In 2017, a San Francisco research firm Survata published a consumer survey according to which Amazon was the first online destination for 49% of U.S online shoppers. Correspondingly, Google and other search engines followed at 36% – a number which Bloomberg interpreted as people who merely explore shopping possibilities online and are thus not ready to convert just yet.
Being an intuitive point of departure for consumers is something that Google, whose revenue is still primarily driven by selling advertising opportunities, has been trying to rival with Amazon on for years. First, with data-driven audience targeting tools such as Google In-Market, and most recently with its version of a smart assistant – Google Home.
It seemed that the tech giant might soon close that gap by successfully maximising profit from other properties, particularly YouTube. However, the direct correlation to sales Amazon has offers enormous leverage to brands seeking to target their customers further down the funnel, thus making it unrivalled in some of the advertising niches.
Until now, the most significant change has been observed among businesses most concerned with improving linking their ad budget to direct customer actions, whereas industries with an inherent aspect of ‘exploration’, such as automotive and travel, have no reason yet to embrace the platform.
According to the market research company eMarketer, Amazon’s efforts to make inroads to advertising will pay off, with the e-commerce company predicted to seize opportunities and become the third largest advertising player by 2020. However, that doesn’t mean Amazon is likely to cause a disruption that will shake up the entire advertising sector. On the contrary, what is more likely to follow is a more even redistribution of power and influence within the advertising market.
Amazon ads could be valuable for publishers, especially those that struggle to engage users in real time with demonstrated in-market behaviour and strong purchase intent, however less relevant for clients that sell products or services that require an element of research, like multi-city holidays. It is also true that not everything, yet, is sold on Amazon, and some companies have no business in conducting direct sales on the platform. This might explain why, despite Amazon’s continued growth, Google still maintains a strong and stable hold on the overall digital advertising budget, with continuous ad revenue growth since the last year.
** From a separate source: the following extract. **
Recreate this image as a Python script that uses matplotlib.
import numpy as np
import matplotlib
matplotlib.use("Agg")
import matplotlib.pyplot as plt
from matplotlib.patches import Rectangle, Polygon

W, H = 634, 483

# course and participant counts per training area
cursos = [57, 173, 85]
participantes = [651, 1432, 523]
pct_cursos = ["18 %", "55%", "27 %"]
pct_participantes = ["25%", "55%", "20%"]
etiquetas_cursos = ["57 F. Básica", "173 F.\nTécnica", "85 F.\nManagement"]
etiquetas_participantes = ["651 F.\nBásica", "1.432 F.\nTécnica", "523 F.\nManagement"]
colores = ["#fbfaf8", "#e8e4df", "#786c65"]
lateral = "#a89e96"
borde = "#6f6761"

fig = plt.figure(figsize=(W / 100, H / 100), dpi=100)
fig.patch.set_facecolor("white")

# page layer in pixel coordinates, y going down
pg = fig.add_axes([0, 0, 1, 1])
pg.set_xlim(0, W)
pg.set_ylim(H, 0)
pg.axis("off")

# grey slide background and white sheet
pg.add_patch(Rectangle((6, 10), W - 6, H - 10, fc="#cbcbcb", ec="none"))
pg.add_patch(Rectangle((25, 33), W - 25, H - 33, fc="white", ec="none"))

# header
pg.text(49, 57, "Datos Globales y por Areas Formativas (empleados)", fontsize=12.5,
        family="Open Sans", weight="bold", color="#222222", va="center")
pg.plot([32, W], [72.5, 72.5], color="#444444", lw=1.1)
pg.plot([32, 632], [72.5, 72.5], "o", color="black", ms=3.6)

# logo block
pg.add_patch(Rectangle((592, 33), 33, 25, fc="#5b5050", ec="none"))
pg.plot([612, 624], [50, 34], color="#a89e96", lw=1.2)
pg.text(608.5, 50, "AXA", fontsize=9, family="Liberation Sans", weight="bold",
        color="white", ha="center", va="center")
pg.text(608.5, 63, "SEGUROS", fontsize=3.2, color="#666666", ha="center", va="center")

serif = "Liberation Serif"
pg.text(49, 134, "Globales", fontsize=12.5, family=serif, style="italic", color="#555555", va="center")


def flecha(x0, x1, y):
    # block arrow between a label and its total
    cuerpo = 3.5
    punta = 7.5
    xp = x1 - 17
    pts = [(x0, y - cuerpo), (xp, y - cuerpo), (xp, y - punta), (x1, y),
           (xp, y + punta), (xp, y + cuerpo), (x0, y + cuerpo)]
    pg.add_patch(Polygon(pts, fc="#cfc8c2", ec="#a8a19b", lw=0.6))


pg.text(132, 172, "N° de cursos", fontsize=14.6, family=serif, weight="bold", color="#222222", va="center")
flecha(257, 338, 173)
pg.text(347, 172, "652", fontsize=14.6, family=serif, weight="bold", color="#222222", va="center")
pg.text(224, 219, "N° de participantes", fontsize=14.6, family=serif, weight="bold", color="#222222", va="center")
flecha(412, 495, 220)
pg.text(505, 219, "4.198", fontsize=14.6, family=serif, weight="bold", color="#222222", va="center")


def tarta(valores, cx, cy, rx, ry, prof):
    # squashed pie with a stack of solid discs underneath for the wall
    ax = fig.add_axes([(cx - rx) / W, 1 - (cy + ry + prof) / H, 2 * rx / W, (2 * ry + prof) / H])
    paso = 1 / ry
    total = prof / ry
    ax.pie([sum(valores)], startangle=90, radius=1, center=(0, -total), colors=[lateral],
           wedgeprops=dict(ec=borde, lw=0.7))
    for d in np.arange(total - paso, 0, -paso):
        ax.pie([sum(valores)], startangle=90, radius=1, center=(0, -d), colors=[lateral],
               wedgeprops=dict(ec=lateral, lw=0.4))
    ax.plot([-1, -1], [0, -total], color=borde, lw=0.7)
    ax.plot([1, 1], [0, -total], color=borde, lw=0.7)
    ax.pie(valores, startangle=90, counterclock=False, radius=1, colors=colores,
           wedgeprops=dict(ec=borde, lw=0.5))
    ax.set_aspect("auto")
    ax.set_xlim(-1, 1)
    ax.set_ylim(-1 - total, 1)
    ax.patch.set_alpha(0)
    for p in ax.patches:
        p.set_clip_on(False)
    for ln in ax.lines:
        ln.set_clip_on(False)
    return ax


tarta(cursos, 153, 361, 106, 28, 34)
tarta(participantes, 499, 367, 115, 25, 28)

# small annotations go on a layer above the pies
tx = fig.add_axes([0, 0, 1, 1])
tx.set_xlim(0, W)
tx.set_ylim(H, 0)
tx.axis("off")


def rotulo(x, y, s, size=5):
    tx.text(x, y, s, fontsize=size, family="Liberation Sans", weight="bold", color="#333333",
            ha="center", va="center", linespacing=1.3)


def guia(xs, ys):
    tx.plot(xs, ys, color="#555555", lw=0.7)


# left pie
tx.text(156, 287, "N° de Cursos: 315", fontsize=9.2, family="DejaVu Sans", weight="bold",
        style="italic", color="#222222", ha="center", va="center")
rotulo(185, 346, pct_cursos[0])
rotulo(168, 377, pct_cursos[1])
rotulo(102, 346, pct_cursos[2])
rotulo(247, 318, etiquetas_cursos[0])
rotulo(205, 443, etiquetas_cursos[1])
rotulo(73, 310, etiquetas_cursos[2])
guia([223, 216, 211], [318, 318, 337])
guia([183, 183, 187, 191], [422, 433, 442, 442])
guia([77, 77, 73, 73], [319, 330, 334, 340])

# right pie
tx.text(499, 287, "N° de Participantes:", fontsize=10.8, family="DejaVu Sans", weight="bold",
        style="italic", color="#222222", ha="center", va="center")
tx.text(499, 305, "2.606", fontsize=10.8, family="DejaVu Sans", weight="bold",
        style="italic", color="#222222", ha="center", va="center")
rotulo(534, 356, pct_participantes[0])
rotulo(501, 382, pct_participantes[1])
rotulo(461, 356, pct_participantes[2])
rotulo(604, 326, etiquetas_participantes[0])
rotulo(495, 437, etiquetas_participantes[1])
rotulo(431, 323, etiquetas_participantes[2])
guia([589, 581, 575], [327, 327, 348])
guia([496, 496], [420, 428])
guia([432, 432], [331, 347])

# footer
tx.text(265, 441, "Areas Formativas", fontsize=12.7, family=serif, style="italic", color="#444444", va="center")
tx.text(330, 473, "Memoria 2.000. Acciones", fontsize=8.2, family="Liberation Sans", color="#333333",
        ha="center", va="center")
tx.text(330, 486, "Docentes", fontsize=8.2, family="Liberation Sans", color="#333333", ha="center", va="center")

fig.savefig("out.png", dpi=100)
There is also a lesson here to be learnt by marketers who, to overcome the limitations of paid search and social, might be eager to experiment with the e-commerce platform. Having full visibility and a sound understanding of the client’s business, together with its chief obstacles, are critical in determining the right PPC strategy, especially with the growing number of advertising channels. Novelty and a fresh approach, although quintessential in the creative business, don’t always translate to excellent campaign or ad performance.